24 Hours Seeking the Answer: When the Cloud Pillars Trembled and AWS Froze the Internet
- 22/10/2025
1. What Happened at the US-EAST-1 Hotspot?
In the early hours of October 20, 2025 (U.S. time) — around 11 AM to 4 PM in Vietnam — major Internet services across the globe suddenly went offline due to a severe outage originating from AWS’s US-EAST-1 (Northern Virginia) region.
This region is the backbone of AWS’s global infrastructure. Even a minor glitch here can cascade into massive disruption. Core AWS services such as EC2 (virtual servers) and DynamoDB (NoSQL database) became unresponsive, triggering a domino effect across thousands of applications worldwide.
As a result, millions of users lost access to major platforms including Snapchat, Fortnite, Duolingo, Canva, Wordle, Slack, Monday.com, Zoom, and even financial and public services such as Lloyds, Barclays, Bank of Scotland, HMRC, and Vodafone.
According to AWS’s service status page, the root cause was a DNS-related issue affecting DynamoDB, a core database service underpinning numerous AWS applications.
DNS (Domain Name System) converts domain names into IP addresses, enabling browsers and applications to locate and connect to the right servers. When this translation layer fails, applications can’t reach critical services like DynamoDB — leading to connection errors, data retrieval failures, and ultimately, widespread service disruption.
2. Technical Dissection: Tracing the Root Cause
Below is a summarized cause-and-effect analysis based on observable technical signals and historical incidents.
(Note: AWS has not yet released a full post-incident report; the following remains informed speculation.)
2.1. Network Control Plane or DNS Failure (Route 53)
The most likely culprit: DNS resolution failure preventing services from locating DynamoDB endpoints.
In a microservices architecture, a single fault in Route 53 or the network control plane can quickly propagate to other layers such as Load Balancers (ELB) and API Gateways, resulting in high 5xx error rates, login failures, and blocked resource initialization.
→ Estimated likelihood: 70–80%
2.2. Faulty Automated Configuration Deployment
AWS operates its infrastructure using “Infrastructure as Code” (IaC) — meaning updates to network, security, and orchestration are automated through pipelines.
A misconfiguration (for example, routing rules in VPC, IAM policies, or network parameters) could cause desynchronization between the control and data planes, leading to system-wide disruptions.
→ Estimated likelihood: 15–20%
2.3. Data Replication Inconsistency
While not the primary cause, temporary inconsistencies between database replicas could have worsened the issue.
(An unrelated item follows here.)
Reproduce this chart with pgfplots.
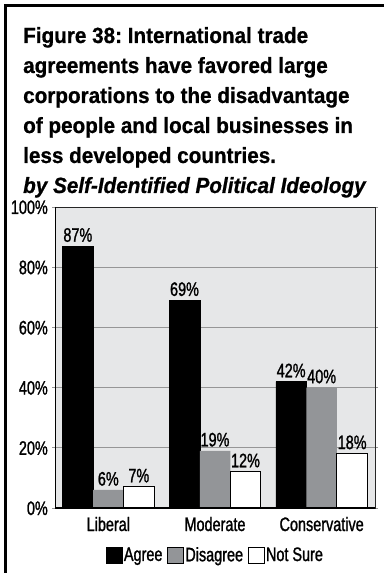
\documentclass[border=0pt]{standalone}
\usepackage{pgfplots}
\pgfplotsset{compat=1.18}
\usepackage{fontspec}
\setmainfont{Liberation Sans}
\newfontfamily\cond[FakeStretch=0.74, FakeBold=1.2]{Liberation Sans}
\newfontfamily\titlefont[FakeStretch=0.94, FakeBold=0.8]{Liberation Sans}
\definecolor{axbg}{RGB}{230,231,232}
\definecolor{disg}{RGB}{147,149,152}
\definecolor{gridc}{RGB}{150,150,150}
\newcommand{\cf}{\cond\fontsize{19.5}{21}\selectfont}
\newcommand{\tf}{\titlefont\bfseries\fontsize{22}{30}\selectfont\frenchspacing}
\begin{document}
\begin{tikzpicture}
\useasboundingbox (0pt,0pt) rectangle (384pt,573pt);
\fill[white] (0pt,0pt) rectangle (384pt,573pt);
\draw[line width=2.7pt] (5.5pt,0pt) -- (5.5pt,567.5pt) -- (384pt,567.5pt);
\node[anchor=base west, inner sep=0pt] at (23pt,530pt) {\tf Figure 38: International trade};
\node[anchor=base west, inner sep=0pt] at (23pt,500pt) {\tf agreements have favored large};
\node[anchor=base west, inner sep=0pt] at (23pt,470pt) {\tf corporations to the disadvantage};
\node[anchor=base west, inner sep=0pt] at (23pt,440pt) {\tf of people and local businesses in};
\node[anchor=base west, inner sep=0pt] at (23pt,410pt) {\tf less developed countries.};
\node[anchor=base west, inner sep=0pt] at (23pt,380pt) {\tf\itshape by Self-Identified Political Ideology};
\begin{axis}[
  at={(55pt,65pt)}, anchor=south west,
  scale only axis, width=320pt, height=301pt,
  ybar=0pt, bar width=30.5pt,
  xmin=-0.5, xmax=2.5, ymin=0, ymax=100,
  xtick={0,1,2}, xticklabels={Liberal,Moderate,Conservative},
  ytick={0,20,40,60,80,100}, yticklabels={0\%,20\%,40\%,60\%,80\%,100\%},
  ymajorgrids, grid style={gridc, line width=0.8pt},
  axis background/.style={fill=axbg},
  axis line style={black!85, line width=0.9pt},
  tick align=outside, major tick length=3pt,
  xtick style={draw=none}, ytick style={gridc, line width=0.8pt},
  ticklabel style={font=\cf},
  yticklabel style={anchor=base east, inner sep=0pt, xshift=-4pt, yshift=-7pt},
  xticklabel style={anchor=base, inner sep=0pt, yshift=-20pt},
  /pgf/number format/assume math mode=true,
  nodes near coords={\pgfmathprintnumber{\pgfplotspointmeta}\%},
  nodes near coords style={font=\cf, anchor=south, inner sep=0pt, yshift=4pt, black},
  legend style={at={(0.5,-0.156)}, anchor=center, draw=none, fill=none,
    font=\cf, inner sep=0pt, legend columns=3,
    /tikz/every even column/.append style={column sep=3pt},
    nodes={inner sep=1.5pt}},
  legend image code/.code={\draw[#1, draw=black, line width=0.9pt] (0pt,-8pt) rectangle (16pt,8pt);},
]
\addplot[fill=black, draw=black] coordinates {(0,87) (1,69) (2,42)};
\addplot[fill=disg, draw=none] coordinates {(0,6) (1,19) (2,40)};
\addplot[fill=white, draw=black, line width=1pt] coordinates {(0,7) (1,12) (2,18)};
\legend{Agree,Disagree,Not Sure}
\draw[line width=1.6pt, black] (rel axis cs:0,1) -- (rel axis cs:0,0) -- (rel axis cs:1,0);
\end{axis}
\end{tikzpicture}
\end{document}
Unstable endpoints often trigger timeouts, authentication failures, and session losses, making applications appear frozen.
→ Estimated likelihood: 5–10%
2.4. Indirect Impact from Unusual Traffic or Third-Party Providers
Though AWS and security agencies have dismissed large-scale cyberattack speculation, an unexpected traffic surge (from CDNs, APIs, or third-party DNS providers) may have amplified the outage by overloading existing system vulnerabilities.
→ Estimated likelihood: <5%
3. Damage Beyond Numbers
As the cloud backbone for over 90% of Fortune 100 companies, AWS’s outage impacts far beyond temporary user frustration. It exposes how deeply the global digital economy depends on a single cloud provider — a risk that could cost billions of dollars worldwide in downtime, lost productivity, and reputational damage.
Industry studies estimate that major Internet disruptions cause multi-billion-dollar losses annually. According to DataCentre Magazine (2024):
-
76% of global enterprises run their applications on AWS.
-
48% of developers integrate AWS into their software pipelines.
In this context, the question is no longer “Can AWS go down?” but rather “How devastating will it be when it does?”
From a cybersecurity perspective, this incident highlights the classic Single Point of Failure (SPOF) problem — a single flaw that can cripple an entire system.
In this case, a DNS failure in one critical node paralyzed countless dependent services, even though the actual data remained intact. Centralizing infrastructure in “mega regions” like US-EAST-1 magnifies this risk: high interconnectivity equals wider, deeper impact.
4. Lessons from the Cloud Collapse
This was not an isolated event. Historically, most AWS global outages trace back to US-EAST-1. Just a year earlier, the world witnessed the CrowdStrike Incident (July 19, 2024) — another wake-up call for the fragility of global digital supply chains.
Both cases reveal a dangerous dependency on a handful of core providers, a systemic risk many organizations still underestimate.
My takeaway — and perhaps a call to action for the next generation of engineers and IT leaders — is clear:
As we build deeper into the tri-pillar of the cloud — AWS, Microsoft, and Google — our responsibility must shift from reliance to resilience.
Distribute risk. Build redundancy. Don’t wait for the next outage to realize how fragile the cloud really is.